--- Entries shown ---
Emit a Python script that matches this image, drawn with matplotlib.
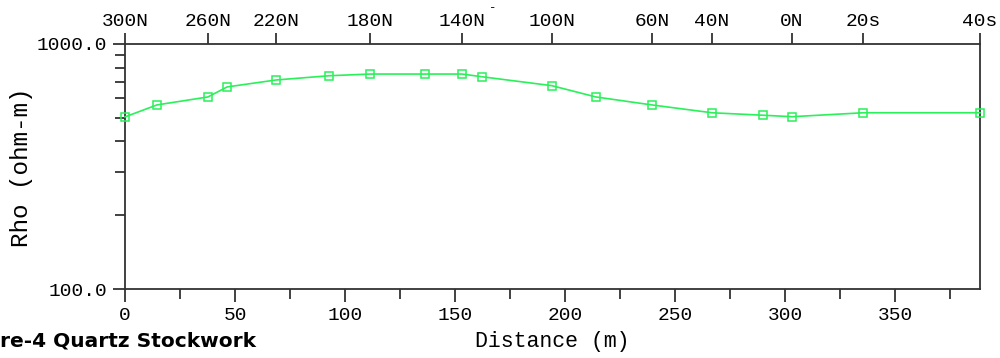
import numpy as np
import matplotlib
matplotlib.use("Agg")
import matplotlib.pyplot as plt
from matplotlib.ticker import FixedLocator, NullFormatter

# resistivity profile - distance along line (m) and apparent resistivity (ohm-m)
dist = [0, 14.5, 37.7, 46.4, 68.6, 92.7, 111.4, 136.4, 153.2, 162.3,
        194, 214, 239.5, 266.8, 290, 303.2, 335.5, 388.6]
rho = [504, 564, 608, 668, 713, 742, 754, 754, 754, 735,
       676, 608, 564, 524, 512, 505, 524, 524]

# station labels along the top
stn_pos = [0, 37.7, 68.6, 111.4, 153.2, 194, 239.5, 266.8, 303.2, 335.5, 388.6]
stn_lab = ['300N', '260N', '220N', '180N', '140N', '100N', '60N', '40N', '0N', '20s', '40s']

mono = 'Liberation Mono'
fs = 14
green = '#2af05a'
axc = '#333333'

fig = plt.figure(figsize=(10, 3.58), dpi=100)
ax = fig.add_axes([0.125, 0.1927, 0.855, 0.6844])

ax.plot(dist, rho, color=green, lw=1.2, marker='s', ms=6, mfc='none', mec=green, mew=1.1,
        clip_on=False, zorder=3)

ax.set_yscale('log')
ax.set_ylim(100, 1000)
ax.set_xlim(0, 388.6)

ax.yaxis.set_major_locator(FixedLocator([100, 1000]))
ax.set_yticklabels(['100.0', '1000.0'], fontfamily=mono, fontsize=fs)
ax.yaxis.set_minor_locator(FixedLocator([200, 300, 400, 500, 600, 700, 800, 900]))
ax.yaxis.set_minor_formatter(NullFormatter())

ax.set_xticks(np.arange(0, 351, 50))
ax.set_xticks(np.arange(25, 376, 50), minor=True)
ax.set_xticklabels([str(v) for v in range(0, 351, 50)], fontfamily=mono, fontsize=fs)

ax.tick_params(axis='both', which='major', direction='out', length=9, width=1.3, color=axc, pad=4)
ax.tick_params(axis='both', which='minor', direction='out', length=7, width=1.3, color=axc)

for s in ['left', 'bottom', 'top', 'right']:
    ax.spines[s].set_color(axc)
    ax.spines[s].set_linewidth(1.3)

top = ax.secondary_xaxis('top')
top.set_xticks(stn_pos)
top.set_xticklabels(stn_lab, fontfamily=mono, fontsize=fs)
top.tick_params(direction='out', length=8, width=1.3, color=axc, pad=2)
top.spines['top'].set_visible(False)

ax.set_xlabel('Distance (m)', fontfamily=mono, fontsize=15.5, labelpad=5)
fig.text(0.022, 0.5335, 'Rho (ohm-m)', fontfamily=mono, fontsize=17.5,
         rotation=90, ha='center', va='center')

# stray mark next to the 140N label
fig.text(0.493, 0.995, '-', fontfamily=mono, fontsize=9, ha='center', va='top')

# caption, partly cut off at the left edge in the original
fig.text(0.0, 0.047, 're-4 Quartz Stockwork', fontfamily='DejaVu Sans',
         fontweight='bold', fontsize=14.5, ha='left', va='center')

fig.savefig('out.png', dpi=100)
---
--- Entries shown ---
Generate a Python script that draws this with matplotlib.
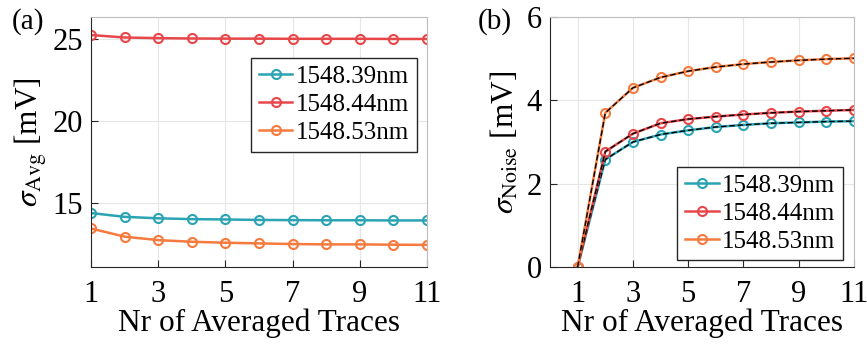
---
# What to work on
Write out again exactly the lines above from the one with "Emit a Python" through the one with "from matplotlib.ticker import", adding no other lines and no pictures.

# Expected answer
Emit a Python script that matches this image, drawn with matplotlib.
import numpy as np
import matplotlib
matplotlib.use("Agg")
import matplotlib.pyplot as plt
from matplotlib.ticker import FixedLocator, NullFormatter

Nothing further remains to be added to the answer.